Exercise task: Extract the complete listing and repeat it word for word.

▬▬▬▬▬▬▬▬▬▬

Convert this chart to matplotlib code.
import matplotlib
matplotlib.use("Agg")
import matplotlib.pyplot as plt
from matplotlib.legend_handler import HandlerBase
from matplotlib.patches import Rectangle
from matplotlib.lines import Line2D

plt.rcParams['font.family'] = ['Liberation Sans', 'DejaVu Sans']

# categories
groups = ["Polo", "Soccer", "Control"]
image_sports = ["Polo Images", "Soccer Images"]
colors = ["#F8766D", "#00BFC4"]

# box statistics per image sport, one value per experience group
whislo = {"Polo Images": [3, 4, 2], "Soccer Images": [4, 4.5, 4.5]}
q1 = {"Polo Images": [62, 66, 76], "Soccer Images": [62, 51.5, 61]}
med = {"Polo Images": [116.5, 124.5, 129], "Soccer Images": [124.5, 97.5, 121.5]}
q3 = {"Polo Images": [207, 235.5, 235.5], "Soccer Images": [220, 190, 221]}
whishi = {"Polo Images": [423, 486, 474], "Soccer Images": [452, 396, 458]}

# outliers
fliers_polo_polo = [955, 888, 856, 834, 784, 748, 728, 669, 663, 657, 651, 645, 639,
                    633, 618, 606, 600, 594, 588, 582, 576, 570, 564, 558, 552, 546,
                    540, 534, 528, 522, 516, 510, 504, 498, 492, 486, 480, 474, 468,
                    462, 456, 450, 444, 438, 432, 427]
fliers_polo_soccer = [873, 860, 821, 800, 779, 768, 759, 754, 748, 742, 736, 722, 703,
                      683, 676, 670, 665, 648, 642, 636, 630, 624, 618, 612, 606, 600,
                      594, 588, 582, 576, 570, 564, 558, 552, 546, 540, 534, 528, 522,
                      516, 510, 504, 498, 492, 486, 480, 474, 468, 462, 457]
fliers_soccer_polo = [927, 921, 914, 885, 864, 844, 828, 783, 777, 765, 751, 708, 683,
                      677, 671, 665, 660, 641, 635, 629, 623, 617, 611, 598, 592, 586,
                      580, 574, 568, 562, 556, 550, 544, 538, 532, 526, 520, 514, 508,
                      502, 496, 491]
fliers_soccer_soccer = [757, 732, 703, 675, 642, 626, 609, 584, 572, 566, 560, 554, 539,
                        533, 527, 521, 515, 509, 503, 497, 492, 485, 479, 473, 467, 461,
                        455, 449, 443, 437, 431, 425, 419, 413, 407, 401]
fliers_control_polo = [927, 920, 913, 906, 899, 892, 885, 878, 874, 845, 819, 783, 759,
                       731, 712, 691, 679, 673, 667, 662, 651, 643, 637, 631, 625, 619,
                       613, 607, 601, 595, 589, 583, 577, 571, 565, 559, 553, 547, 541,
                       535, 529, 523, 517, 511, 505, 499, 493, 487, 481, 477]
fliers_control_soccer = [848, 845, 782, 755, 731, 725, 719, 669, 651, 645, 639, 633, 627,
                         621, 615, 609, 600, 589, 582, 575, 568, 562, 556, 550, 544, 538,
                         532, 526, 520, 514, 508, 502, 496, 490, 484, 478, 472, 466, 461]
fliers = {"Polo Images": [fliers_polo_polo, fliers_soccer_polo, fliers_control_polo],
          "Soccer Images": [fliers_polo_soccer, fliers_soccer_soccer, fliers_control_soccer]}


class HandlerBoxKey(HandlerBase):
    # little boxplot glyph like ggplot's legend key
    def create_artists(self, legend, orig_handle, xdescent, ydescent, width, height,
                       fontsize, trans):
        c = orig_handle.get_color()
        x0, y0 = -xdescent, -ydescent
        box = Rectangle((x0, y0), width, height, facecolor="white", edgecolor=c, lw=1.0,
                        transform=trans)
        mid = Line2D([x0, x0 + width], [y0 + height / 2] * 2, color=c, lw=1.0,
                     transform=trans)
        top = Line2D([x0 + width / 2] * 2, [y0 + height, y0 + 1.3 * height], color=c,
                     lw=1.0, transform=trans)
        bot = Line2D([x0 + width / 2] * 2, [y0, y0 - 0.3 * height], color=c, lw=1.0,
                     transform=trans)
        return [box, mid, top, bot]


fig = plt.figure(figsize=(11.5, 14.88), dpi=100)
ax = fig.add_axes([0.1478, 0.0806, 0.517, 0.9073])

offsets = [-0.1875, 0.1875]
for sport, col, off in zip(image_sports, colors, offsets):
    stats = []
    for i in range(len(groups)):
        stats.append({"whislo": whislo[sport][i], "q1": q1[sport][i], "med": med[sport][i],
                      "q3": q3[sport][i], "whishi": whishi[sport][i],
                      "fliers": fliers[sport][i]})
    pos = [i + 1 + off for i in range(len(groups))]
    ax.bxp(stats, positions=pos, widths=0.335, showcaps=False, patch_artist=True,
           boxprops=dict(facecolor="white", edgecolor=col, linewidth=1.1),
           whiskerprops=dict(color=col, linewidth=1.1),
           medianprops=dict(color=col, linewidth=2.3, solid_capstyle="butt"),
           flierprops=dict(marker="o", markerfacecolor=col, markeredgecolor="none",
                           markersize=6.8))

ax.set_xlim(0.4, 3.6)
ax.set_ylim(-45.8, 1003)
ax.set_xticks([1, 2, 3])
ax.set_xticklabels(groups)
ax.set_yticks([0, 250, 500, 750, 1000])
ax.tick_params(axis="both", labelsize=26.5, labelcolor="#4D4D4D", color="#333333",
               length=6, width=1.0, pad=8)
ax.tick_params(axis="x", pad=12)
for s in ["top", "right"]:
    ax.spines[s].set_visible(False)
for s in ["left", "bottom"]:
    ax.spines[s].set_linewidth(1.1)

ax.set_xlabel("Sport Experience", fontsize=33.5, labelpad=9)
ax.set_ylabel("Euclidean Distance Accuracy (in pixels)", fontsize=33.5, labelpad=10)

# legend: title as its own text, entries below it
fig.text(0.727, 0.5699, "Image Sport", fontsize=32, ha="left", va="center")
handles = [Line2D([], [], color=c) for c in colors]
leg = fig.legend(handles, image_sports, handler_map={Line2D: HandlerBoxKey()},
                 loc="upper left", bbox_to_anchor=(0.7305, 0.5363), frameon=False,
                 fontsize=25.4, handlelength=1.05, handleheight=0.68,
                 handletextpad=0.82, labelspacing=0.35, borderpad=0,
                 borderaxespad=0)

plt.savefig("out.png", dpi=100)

▬▬▬▬▬▬▬▬▬▬

Written response:
Convert this chart to matplotlib code.
import matplotlib
matplotlib.use("Agg")
import matplotlib.pyplot as plt
from matplotlib.legend_handler import HandlerBase
from matplotlib.patches import Rectangle
from matplotlib.lines import Line2D

plt.rcParams['font.family'] = ['Liberation Sans', 'DejaVu Sans']

# categories
groups = ["Polo", "Soccer", "Control"]
image_sports = ["Polo Images", "Soccer Images"]
colors = ["#F8766D", "#00BFC4"]

# box statistics per image sport, one value per experience group
whislo = {"Polo Images": [3, 4, 2], "Soccer Images": [4, 4.5, 4.5]}
q1 = {"Polo Images": [62, 66, 76], "Soccer Images": [62, 51.5, 61]}
med = {"Polo Images": [116.5, 124.5, 129], "Soccer Images": [124.5, 97.5, 121.5]}
q3 = {"Polo Images": [207, 235.5, 235.5], "Soccer Images": [220, 190, 221]}
whishi = {"Polo Images": [423, 486, 474], "Soccer Images": [452, 396, 458]}

# outliers
fliers_polo_polo = [955, 888, 856, 834, 784, 748, 728, 669, 663, 657, 651, 645, 639,
                    633, 618, 606, 600, 594, 588, 582, 576, 570, 564, 558, 552, 546,
                    540, 534, 528, 522, 516, 510, 504, 498, 492, 486, 480, 474, 468,
                    462, 456, 450, 444, 438, 432, 427]
fliers_polo_soccer = [873, 860, 821, 800, 779, 768, 759, 754, 748, 742, 736, 722, 703,
                      683, 676, 670, 665, 648, 642, 636, 630, 624, 618, 612, 606, 600,
                      594, 588, 582, 576, 570, 564, 558, 552, 546, 540, 534, 528, 522,
                      516, 510, 504, 498, 492, 486, 480, 474, 468, 462, 457]
fliers_soccer_polo = [927, 921, 914, 885, 864, 844, 828, 783, 777, 765, 751, 708, 683,
                      677, 671, 665, 660, 641, 635, 629, 623, 617, 611, 598, 592, 586,
                      580, 574, 568, 562, 556, 550, 544, 538, 532, 526, 520, 514, 508,
                      502, 496, 491]
fliers_soccer_soccer = [757, 732, 703, 675, 642, 626, 609, 584, 572, 566, 560, 554, 539,
                        533, 527, 521, 515, 509, 503, 497, 492, 485, 479, 473, 467, 461,
                        455, 449, 443, 437, 431, 425, 419, 413, 407, 401]
fliers_control_polo = [927, 920, 913, 906, 899, 892, 885, 878, 874, 845, 819, 783, 759,
                       731, 712, 691, 679, 673, 667, 662, 651, 643, 637, 631, 625, 619,
                       613, 607, 601, 595, 589, 583, 577, 571, 565, 559, 553, 547, 541,
                       535, 529, 523, 517, 511, 505, 499, 493, 487, 481, 477]
fliers_control_soccer = [848, 845, 782, 755, 731, 725, 719, 669, 651, 645, 639, 633, 627,
                         621, 615, 609, 600, 589, 582, 575, 568, 562, 556, 550, 544, 538,
                         532, 526, 520, 514, 508, 502, 496, 490, 484, 478, 472, 466, 461]
fliers = {"Polo Images": [fliers_polo_polo, fliers_soccer_polo, fliers_control_polo],
          "Soccer Images": [fliers_polo_soccer, fliers_soccer_soccer, fliers_control_soccer]}


class HandlerBoxKey(HandlerBase):
    # little boxplot glyph like ggplot's legend key
    def create_artists(self, legend, orig_handle, xdescent, ydescent, width, height,
                       fontsize, trans):
        c = orig_handle.get_color()
        x0, y0 = -xdescent, -ydescent
        box = Rectangle((x0, y0), width, height, facecolor="white", edgecolor=c, lw=1.0,
                        transform=trans)
        mid = Line2D([x0, x0 + width], [y0 + height / 2] * 2, color=c, lw=1.0,
                     transform=trans)
        top = Line2D([x0 + width / 2] * 2, [y0 + height, y0 + 1.3 * height], color=c,
                     lw=1.0, transform=trans)
        bot = Line2D([x0 + width / 2] * 2, [y0, y0 - 0.3 * height], color=c, lw=1.0,
                     transform=trans)
        return [box, mid, top, bot]


fig = plt.figure(figsize=(11.5, 14.88), dpi=100)
ax = fig.add_axes([0.1478, 0.0806, 0.517, 0.9073])

offsets = [-0.1875, 0.1875]
for sport, col, off in zip(image_sports, colors, offsets):
    stats = []
    for i in range(len(groups)):
        stats.append({"whislo": whislo[sport][i], "q1": q1[sport][i], "med": med[sport][i],
                      "q3": q3[sport][i], "whishi": whishi[sport][i],
                      "fliers": fliers[sport][i]})
    pos = [i + 1 + off for i in range(len(groups))]
    ax.bxp(stats, positions=pos, widths=0.335, showcaps=False, patch_artist=True,
           boxprops=dict(facecolor="white", edgecolor=col, linewidth=1.1),
           whiskerprops=dict(color=col, linewidth=1.1),
           medianprops=dict(color=col, linewidth=2.3, solid_capstyle="butt"),
           flierprops=dict(marker="o", markerfacecolor=col, markeredgecolor="none",
                           markersize=6.8))

ax.set_xlim(0.4, 3.6)
ax.set_ylim(-45.8, 1003)
ax.set_xticks([1, 2, 3])
ax.set_xticklabels(groups)
ax.set_yticks([0, 250, 500, 750, 1000])
ax.tick_params(axis="both", labelsize=26.5, labelcolor="#4D4D4D", color="#333333",
               length=6, width=1.0, pad=8)
ax.tick_params(axis="x", pad=12)
for s in ["top", "right"]:
    ax.spines[s].set_visible(False)
for s in ["left", "bottom"]:
    ax.spines[s].set_linewidth(1.1)

ax.set_xlabel("Sport Experience", fontsize=33.5, labelpad=9)
ax.set_ylabel("Euclidean Distance Accuracy (in pixels)", fontsize=33.5, labelpad=10)

# legend: title as its own text, entries below it
fig.text(0.727, 0.5699, "Image Sport", fontsize=32, ha="left", va="center")
handles = [Line2D([], [], color=c) for c in colors]
leg = fig.legend(handles, image_sports, handler_map={Line2D: HandlerBoxKey()},
                 loc="upper left", bbox_to_anchor=(0.7305, 0.5363), frameon=False,
                 fontsize=25.4, handlelength=1.05, handleheight=0.68,
                 handletextpad=0.82, labelspacing=0.35, borderpad=0,
                 borderaxespad=0)

plt.savefig("out.png", dpi=100)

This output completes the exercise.